═════ Data excerpt

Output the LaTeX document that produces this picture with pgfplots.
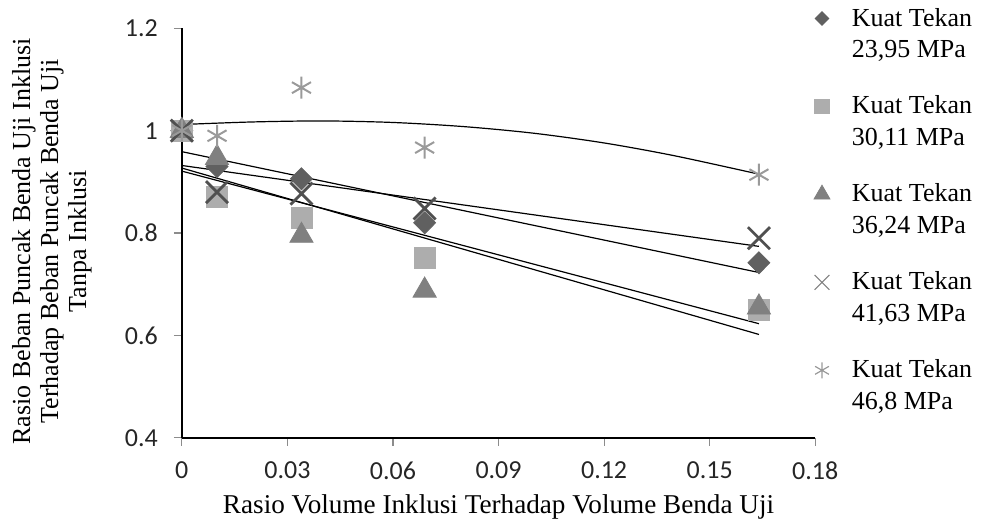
\documentclass[border=0pt]{standalone}
\usepackage{fontspec}
\setmainfont{Liberation Serif}
\newfontfamily\ticksfont{Carlito}
\usepackage{pgfplots}
\pgfplotsset{compat=1.18}

\definecolor{cdia}{HTML}{606060}
\definecolor{csq}{HTML}{ADADAD}
\definecolor{ctri}{HTML}{808080}
\definecolor{cx}{HTML}{505050}
\definecolor{cast}{HTML}{9A9A9A}

\begin{document}
\begin{tikzpicture}
\begin{axis}[
    scale only axis,
    width=317pt, height=205pt,
    xmin=0, xmax=0.18, ymin=0.4, ymax=1.2,
    axis x line=bottom, axis y line=left,
    axis line style={-, line width=1.1pt},
    xtick={0,0.03,0.06,0.09,0.12,0.15,0.18},
    xticklabels={0,0.03,0.06,0.09,0.12,0.15,0.18},
    ytick={0.4,0.6,0.8,1,1.2},
    yticklabels={0.4,0.6,0.8,1,1.2},
    ticklabel style={font=\fontsize{13}{15}\ticksfont, text=black!85},
    xticklabel style={yshift=-4.5pt},
    yticklabel style={xshift=-4.5pt},
    tick align=outside,
    major tick length=4pt,
    tick style={black!45, line width=0.6pt},
    clip=false,
    xlabel={Rasio Volume Inklusi Terhadap Volume Benda Uji},
    ylabel={Rasio Beban Puncak Benda Uji Inklusi\\Terhadap Beban Puncak Benda Uji\\Tanpa Inklusi},
    label style={font=\fontsize{13}{14}\selectfont},
    xlabel style={at={(axis description cs:0.5,-0.168)}, anchor=center, font=\fontsize{13.6}{15}\selectfont},
    ylabel style={at={(axis description cs:-0.205,0.48)}, anchor=center, align=center},
    legend style={draw=none, fill=none, at={(axis description cs:0.988,1.07)}, anchor=north west,
        font=\fontsize{13}{16}\selectfont, nodes={align=left}, row sep=13.5pt,
        /tikz/every odd column/.append style={column sep=9pt}},
    legend cell align=left,
]

% data points
\addplot[only marks, mark=diamond*, mark size=5.5pt, mark options={xscale=1.33, fill=cdia, draw=cdia},
    legend image post style={yshift=8pt, mark size=3.4pt}] coordinates {
    (0, 1.0) (0.010, 0.930) (0.034, 0.906) (0.069, 0.820) (0.164, 0.742)
};
\addplot[only marks, mark=square*, mark size=5.25pt, mark options={fill=csq, draw=csq},
    legend image post style={yshift=8pt, mark size=3.6pt}] coordinates {
    (0, 1.0) (0.010, 0.870) (0.034, 0.830) (0.069, 0.752) (0.164, 0.650)
};
\addplot[only marks, mark=triangle*, mark size=6.7pt, mark options={fill=ctri, draw=ctri},
    legend image post style={yshift=8pt, mark size=4.6pt}] coordinates {
    (0, 1.0) (0.010, 0.947) (0.034, 0.795) (0.069, 0.688) (0.164, 0.655)
};
\addplot[only marks, mark=x, mark size=7.8pt, mark options={draw=cx, line width=1.4pt},
    legend image post style={yshift=8pt, mark size=5.2pt, mark options={draw=black!50, line width=0.6pt}}] coordinates {
    (0, 1.0) (0.010, 0.880) (0.034, 0.877) (0.069, 0.848) (0.164, 0.790)
};
\addplot[only marks, mark=asterisk, mark size=5.5pt, mark options={draw=cast, line width=1pt},
    legend image post style={yshift=8pt, mark size=4pt, mark options={draw=black!40, line width=0.6pt}}] coordinates {
    (0, 1.0) (0.010, 0.990) (0.034, 1.084) (0.069, 0.967) (0.164, 0.914)
};

% trendlines
\addplot[forget plot, black, line width=0.6pt] coordinates {(0, 0.959) (0.164, 0.723)};
\addplot[forget plot, black, line width=0.6pt] coordinates {(0, 0.921) (0.164, 0.623)};
\addplot[forget plot, black, line width=0.6pt] coordinates {(0, 0.927) (0.164, 0.602)};
\addplot[forget plot, black, line width=0.6pt] coordinates {(0, 0.932) (0.164, 0.774)};
\addplot[forget plot, black, line width=0.6pt, smooth] coordinates {
    (0, 1.012) (0.02, 1.017) (0.04, 1.019) (0.06, 1.016) (0.08, 1.008)
    (0.10, 0.995) (0.12, 0.976) (0.14, 0.951) (0.164, 0.915)
};

\legend{{Kuat Tekan\\23,95 MPa}, {Kuat Tekan\\30,11 MPa}, {Kuat Tekan\\36,24 MPa},
        {Kuat Tekan\\41,63 MPa}, {Kuat Tekan\\46,8 MPa}}

\coordinate (O) at (rel axis cs:0,0);
\end{axis}
\path[use as bounding box] (O) ++(-91pt,-45.5pt) rectangle ++(491pt,264pt);
\end{tikzpicture}
\end{document}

══════════

Given task:
Quote each line of the listing exactly, but leave the pictures out.

Solution to the exercise:
Output the LaTeX document that produces this picture with pgfplots.
\documentclass[border=0pt]{standalone}
\usepackage{fontspec}
\setmainfont{Liberation Serif}
\newfontfamily\ticksfont{Carlito}
\usepackage{pgfplots}
\pgfplotsset{compat=1.18}

\definecolor{cdia}{HTML}{606060}
\definecolor{csq}{HTML}{ADADAD}
\definecolor{ctri}{HTML}{808080}
\definecolor{cx}{HTML}{505050}
\definecolor{cast}{HTML}{9A9A9A}

\begin{document}
\begin{tikzpicture}
\begin{axis}[
    scale only axis,
    width=317pt, height=205pt,
    xmin=0, xmax=0.18, ymin=0.4, ymax=1.2,
    axis x line=bottom, axis y line=left,
    axis line style={-, line width=1.1pt},
    xtick={0,0.03,0.06,0.09,0.12,0.15,0.18},
    xticklabels={0,0.03,0.06,0.09,0.12,0.15,0.18},
    ytick={0.4,0.6,0.8,1,1.2},
    yticklabels={0.4,0.6,0.8,1,1.2},
    ticklabel style={font=\fontsize{13}{15}\ticksfont, text=black!85},
    xticklabel style={yshift=-4.5pt},
    yticklabel style={xshift=-4.5pt},
    tick align=outside,
    major tick length=4pt,
    tick style={black!45, line width=0.6pt},
    clip=false,
    xlabel={Rasio Volume Inklusi Terhadap Volume Benda Uji},
    ylabel={Rasio Beban Puncak Benda Uji Inklusi\\Terhadap Beban Puncak Benda Uji\\Tanpa Inklusi},
    label style={font=\fontsize{13}{14}\selectfont},
    xlabel style={at={(axis description cs:0.5,-0.168)}, anchor=center, font=\fontsize{13.6}{15}\selectfont},
    ylabel style={at={(axis description cs:-0.205,0.48)}, anchor=center, align=center},
    legend style={draw=none, fill=none, at={(axis description cs:0.988,1.07)}, anchor=north west,
        font=\fontsize{13}{16}\selectfont, nodes={align=left}, row sep=13.5pt,
        /tikz/every odd column/.append style={column sep=9pt}},
    legend cell align=left,
]

% data points
\addplot[only marks, mark=diamond*, mark size=5.5pt, mark options={xscale=1.33, fill=cdia, draw=cdia},
    legend image post style={yshift=8pt, mark size=3.4pt}] coordinates {
    (0, 1.0) (0.010, 0.930) (0.034, 0.906) (0.069, 0.820) (0.164, 0.742)
};
\addplot[only marks, mark=square*, mark size=5.25pt, mark options={fill=csq, draw=csq},
    legend image post style={yshift=8pt, mark size=3.6pt}] coordinates {
    (0, 1.0) (0.010, 0.870) (0.034, 0.830) (0.069, 0.752) (0.164, 0.650)
};
\addplot[only marks, mark=triangle*, mark size=6.7pt, mark options={fill=ctri, draw=ctri},
    legend image post style={yshift=8pt, mark size=4.6pt}] coordinates {
    (0, 1.0) (0.010, 0.947) (0.034, 0.795) (0.069, 0.688) (0.164, 0.655)
};
\addplot[only marks, mark=x, mark size=7.8pt, mark options={draw=cx, line width=1.4pt},
    legend image post style={yshift=8pt, mark size=5.2pt, mark options={draw=black!50, line width=0.6pt}}] coordinates {
    (0, 1.0) (0.010, 0.880) (0.034, 0.877) (0.069, 0.848) (0.164, 0.790)
};
\addplot[only marks, mark=asterisk, mark size=5.5pt, mark options={draw=cast, line width=1pt},
    legend image post style={yshift=8pt, mark size=4pt, mark options={draw=black!40, line width=0.6pt}}] coordinates {
    (0, 1.0) (0.010, 0.990) (0.034, 1.084) (0.069, 0.967) (0.164, 0.914)
};

% trendlines
\addplot[forget plot, black, line width=0.6pt] coordinates {(0, 0.959) (0.164, 0.723)};
\addplot[forget plot, black, line width=0.6pt] coordinates {(0, 0.921) (0.164, 0.623)};
\addplot[forget plot, black, line width=0.6pt] coordinates {(0, 0.927) (0.164, 0.602)};
\addplot[forget plot, black, line width=0.6pt] coordinates {(0, 0.932) (0.164, 0.774)};
\addplot[forget plot, black, line width=0.6pt, smooth] coordinates {
    (0, 1.012) (0.02, 1.017) (0.04, 1.019) (0.06, 1.016) (0.08, 1.008)
    (0.10, 0.995) (0.12, 0.976) (0.14, 0.951) (0.164, 0.915)
};

\legend{{Kuat Tekan\\23,95 MPa}, {Kuat Tekan\\30,11 MPa}, {Kuat Tekan\\36,24 MPa},
        {Kuat Tekan\\41,63 MPa}, {Kuat Tekan\\46,8 MPa}}

\coordinate (O) at (rel axis cs:0,0);
\end{axis}
\path[use as bounding box] (O) ++(-91pt,-45.5pt) rectangle ++(491pt,264pt);
\end{tikzpicture}
\end{document}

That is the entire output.